According to Wikipedia: I know Wikipedia can be wrong. If this is true, what rare dates were found in this stash? I assume most of these coins were collected and are still in BU condition today. Were there any peace dollars or other silver dollars included in these coins?
The stash were all BU coins. Minted and then stored, never circulated. One of the big finds, if memory serves, was the 1903-O, which up to that time was considered a rare key date. Prices were ~$1500 for the coin at the time and the prices plunged. People could go to the treasury and exchange $1000 for a bag of Morgans. I don't believe there were any Peace Dollars, but I might be mistaken.
It must have been exciting. I still dream of a huge stash of 1964 dollar coins being discovered in a vault somewhere....
The 01-O and 98-O were also considered scarce until they were discovered by the bagful in the Treasury releases. Chris
Unless, by "stash" you mean one or two dozen, that wouldn't happen. After all, even if the supposed 1964 Peace Dollar exists, there'd be a very limited number of them that would have been struck for the purpose of review by members of some committee or sub-committee in Congress.
As some have already mentioned, the 1903 O was the coin that used to be a super-key date, especially in uncirculated grades. When the Treasury released bags of uncirculated 1903 O Morgans, it became a fairly common semi key date overnight. I've read Q David Bower's book on Morgan Dollars, and if I recall correctly, some unscrupulous scheisters went overseas to England, where word of the newly discovered bags was not yet common knowledge, and made a killing selling now common date 1903 Os at key date prices.
Here is all that you will ever need to know about the treasury releases of the early 60's. http://www.pcgs.com/books/silver-dollars/Chapter14-001.aspx It's the best read I have ever seen on the topic with many testimonials.
Heck I'd buy any and all at these prices even circulated common date are below melt and notice 03-o more than 89-cc and 93-s neither of those were found in vaults tho
According to http://www.pcgs.com/News/1964-d-Peace-Dollars-Do-They-Really-Exist, they struck just over 316,000 of them, but they were melted down. Would be exciting if a bag or two of those survived....

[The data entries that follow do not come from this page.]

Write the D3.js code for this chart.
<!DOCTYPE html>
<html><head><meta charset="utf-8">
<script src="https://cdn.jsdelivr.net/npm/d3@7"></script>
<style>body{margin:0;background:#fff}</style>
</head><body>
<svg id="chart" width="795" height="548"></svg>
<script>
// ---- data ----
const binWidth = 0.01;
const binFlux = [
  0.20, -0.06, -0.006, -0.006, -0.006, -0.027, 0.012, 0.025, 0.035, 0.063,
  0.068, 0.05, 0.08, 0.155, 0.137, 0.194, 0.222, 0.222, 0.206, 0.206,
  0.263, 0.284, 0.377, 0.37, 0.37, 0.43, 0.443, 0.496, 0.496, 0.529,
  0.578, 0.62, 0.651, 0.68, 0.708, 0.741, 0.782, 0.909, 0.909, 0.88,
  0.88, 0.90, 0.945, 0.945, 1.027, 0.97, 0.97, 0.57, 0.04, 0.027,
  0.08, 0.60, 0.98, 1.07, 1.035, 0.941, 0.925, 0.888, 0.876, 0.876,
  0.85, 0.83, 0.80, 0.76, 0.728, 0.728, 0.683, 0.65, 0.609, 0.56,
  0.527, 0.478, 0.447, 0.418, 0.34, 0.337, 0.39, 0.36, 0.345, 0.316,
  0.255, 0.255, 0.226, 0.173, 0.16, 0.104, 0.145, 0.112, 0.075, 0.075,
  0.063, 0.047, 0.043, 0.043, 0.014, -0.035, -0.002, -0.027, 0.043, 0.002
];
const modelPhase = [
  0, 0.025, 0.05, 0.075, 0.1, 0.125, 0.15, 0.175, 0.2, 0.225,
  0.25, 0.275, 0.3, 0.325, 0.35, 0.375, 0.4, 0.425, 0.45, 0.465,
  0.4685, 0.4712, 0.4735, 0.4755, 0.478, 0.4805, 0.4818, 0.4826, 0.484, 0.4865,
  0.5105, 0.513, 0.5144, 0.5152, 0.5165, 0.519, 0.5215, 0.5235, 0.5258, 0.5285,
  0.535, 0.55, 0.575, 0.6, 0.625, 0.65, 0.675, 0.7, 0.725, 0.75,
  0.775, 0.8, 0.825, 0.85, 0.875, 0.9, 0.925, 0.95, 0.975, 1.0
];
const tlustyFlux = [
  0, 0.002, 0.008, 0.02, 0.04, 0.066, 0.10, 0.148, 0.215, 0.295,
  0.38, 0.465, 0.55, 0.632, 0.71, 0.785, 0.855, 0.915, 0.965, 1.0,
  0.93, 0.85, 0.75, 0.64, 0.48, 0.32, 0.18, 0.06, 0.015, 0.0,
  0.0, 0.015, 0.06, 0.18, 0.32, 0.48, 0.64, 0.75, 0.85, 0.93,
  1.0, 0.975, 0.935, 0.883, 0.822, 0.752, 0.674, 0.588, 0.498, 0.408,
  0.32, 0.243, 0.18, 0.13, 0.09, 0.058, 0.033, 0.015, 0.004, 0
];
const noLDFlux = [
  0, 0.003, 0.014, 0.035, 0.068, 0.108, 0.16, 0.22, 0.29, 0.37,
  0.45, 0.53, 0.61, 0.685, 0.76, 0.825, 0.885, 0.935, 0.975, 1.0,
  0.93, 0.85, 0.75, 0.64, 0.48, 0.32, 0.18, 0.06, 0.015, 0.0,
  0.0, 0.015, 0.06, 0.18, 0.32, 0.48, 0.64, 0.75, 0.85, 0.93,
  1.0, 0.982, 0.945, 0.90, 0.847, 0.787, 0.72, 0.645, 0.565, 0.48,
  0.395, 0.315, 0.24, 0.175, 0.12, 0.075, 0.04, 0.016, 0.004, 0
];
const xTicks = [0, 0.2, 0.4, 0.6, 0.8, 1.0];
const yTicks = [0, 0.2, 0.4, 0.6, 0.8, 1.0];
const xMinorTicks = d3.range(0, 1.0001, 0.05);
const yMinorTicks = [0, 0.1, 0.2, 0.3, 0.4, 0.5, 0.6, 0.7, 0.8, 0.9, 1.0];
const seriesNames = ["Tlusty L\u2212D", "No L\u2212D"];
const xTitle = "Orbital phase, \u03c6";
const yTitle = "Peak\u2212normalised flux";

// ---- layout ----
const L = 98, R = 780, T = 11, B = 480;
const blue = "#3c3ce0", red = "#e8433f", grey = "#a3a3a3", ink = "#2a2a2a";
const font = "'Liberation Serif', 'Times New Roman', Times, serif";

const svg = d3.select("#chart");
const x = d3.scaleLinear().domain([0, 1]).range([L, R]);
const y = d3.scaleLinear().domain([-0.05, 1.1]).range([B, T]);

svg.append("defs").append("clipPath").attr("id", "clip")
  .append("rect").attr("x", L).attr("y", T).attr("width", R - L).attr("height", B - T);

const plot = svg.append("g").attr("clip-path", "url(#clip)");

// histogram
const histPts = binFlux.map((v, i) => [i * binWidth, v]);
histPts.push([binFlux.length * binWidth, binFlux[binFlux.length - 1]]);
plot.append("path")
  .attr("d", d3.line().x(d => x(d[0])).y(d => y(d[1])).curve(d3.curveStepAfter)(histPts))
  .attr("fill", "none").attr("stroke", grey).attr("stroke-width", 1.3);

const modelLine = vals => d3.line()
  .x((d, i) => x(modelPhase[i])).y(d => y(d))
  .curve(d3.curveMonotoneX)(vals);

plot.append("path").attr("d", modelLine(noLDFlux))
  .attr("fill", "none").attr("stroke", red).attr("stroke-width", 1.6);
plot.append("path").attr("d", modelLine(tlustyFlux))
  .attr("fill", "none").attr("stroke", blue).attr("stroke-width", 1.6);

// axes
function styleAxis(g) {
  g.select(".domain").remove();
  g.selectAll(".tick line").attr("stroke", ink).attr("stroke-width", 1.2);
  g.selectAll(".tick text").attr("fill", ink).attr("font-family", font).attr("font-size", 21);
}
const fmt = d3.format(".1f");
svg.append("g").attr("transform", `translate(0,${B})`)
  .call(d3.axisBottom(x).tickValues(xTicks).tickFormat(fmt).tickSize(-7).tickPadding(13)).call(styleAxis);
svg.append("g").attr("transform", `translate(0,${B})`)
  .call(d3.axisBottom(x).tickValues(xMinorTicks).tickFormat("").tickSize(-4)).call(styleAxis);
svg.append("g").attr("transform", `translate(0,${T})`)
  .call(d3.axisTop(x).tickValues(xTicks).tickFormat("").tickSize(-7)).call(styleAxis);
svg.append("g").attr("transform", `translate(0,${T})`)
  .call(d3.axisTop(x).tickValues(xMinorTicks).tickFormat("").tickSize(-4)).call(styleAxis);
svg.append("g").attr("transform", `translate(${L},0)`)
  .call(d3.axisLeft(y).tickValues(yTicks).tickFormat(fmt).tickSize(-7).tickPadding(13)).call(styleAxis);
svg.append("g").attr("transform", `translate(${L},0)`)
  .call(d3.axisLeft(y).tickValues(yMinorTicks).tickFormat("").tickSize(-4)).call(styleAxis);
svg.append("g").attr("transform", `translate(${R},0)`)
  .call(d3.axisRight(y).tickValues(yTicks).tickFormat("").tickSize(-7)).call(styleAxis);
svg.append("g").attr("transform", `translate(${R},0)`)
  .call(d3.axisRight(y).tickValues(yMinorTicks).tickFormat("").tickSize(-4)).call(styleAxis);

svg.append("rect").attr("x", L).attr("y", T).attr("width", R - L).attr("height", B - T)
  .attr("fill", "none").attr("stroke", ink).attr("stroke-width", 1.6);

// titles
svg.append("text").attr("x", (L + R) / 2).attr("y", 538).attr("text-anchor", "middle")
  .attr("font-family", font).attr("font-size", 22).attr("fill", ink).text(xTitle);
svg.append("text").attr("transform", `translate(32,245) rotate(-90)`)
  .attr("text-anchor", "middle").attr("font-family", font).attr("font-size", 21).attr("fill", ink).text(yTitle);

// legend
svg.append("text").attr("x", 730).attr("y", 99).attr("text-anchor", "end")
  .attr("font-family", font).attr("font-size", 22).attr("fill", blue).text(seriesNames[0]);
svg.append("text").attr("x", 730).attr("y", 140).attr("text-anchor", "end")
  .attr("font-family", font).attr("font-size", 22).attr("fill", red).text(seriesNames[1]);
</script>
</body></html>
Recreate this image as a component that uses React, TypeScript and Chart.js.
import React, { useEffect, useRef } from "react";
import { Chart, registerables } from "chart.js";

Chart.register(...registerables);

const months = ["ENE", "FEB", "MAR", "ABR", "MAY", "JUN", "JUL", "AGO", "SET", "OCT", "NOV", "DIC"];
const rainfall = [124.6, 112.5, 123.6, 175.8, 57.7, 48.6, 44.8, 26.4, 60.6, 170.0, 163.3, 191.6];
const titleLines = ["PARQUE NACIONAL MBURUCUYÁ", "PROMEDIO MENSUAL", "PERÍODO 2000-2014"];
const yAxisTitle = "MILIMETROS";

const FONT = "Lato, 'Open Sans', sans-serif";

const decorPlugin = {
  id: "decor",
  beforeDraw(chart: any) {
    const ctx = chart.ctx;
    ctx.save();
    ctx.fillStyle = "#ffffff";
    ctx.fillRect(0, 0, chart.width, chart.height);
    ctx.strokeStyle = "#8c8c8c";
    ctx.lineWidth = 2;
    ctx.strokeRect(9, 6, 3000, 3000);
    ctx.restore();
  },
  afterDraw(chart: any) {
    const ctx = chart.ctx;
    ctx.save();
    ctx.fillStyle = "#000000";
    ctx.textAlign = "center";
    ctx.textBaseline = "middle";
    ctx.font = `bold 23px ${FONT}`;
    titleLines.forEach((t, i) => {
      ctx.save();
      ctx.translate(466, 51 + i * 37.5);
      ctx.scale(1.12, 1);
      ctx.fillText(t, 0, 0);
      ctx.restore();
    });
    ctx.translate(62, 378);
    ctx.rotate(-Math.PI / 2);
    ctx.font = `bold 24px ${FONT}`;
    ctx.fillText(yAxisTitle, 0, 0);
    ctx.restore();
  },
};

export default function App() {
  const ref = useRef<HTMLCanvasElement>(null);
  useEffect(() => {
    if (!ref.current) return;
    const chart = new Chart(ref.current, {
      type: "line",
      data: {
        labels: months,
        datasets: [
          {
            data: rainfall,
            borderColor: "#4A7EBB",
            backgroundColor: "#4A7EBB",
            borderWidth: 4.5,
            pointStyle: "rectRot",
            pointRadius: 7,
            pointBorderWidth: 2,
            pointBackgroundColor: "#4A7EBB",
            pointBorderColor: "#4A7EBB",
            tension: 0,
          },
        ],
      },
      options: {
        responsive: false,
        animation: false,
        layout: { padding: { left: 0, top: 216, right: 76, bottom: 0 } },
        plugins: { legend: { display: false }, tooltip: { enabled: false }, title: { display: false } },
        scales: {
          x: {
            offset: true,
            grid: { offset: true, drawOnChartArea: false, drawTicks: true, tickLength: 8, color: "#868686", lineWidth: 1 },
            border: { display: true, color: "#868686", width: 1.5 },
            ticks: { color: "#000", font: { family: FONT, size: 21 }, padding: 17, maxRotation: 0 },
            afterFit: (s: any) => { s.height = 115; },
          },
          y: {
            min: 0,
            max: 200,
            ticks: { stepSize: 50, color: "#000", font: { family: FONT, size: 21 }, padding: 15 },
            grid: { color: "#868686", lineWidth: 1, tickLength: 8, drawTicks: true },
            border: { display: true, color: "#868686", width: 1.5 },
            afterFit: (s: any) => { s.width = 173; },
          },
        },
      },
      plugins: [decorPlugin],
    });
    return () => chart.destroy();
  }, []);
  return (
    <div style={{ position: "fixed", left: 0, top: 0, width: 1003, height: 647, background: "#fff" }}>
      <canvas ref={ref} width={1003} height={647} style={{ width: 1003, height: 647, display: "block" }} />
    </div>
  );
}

There were example of all 13 CC Morgan dollars in the GSA sales, but only a single example of three of them. 1889, 1892 and 1893. Those three coins were randomly sent out in the Mixed CC catagory at $15 each. Two of them are known today still in their OGP, the third has never been reported. Sorry I don't remember which two are still in OGP. No 1893-S dollars were in the GSA sales, but some did come to light in the Treasury distributions before the 1964 cut off.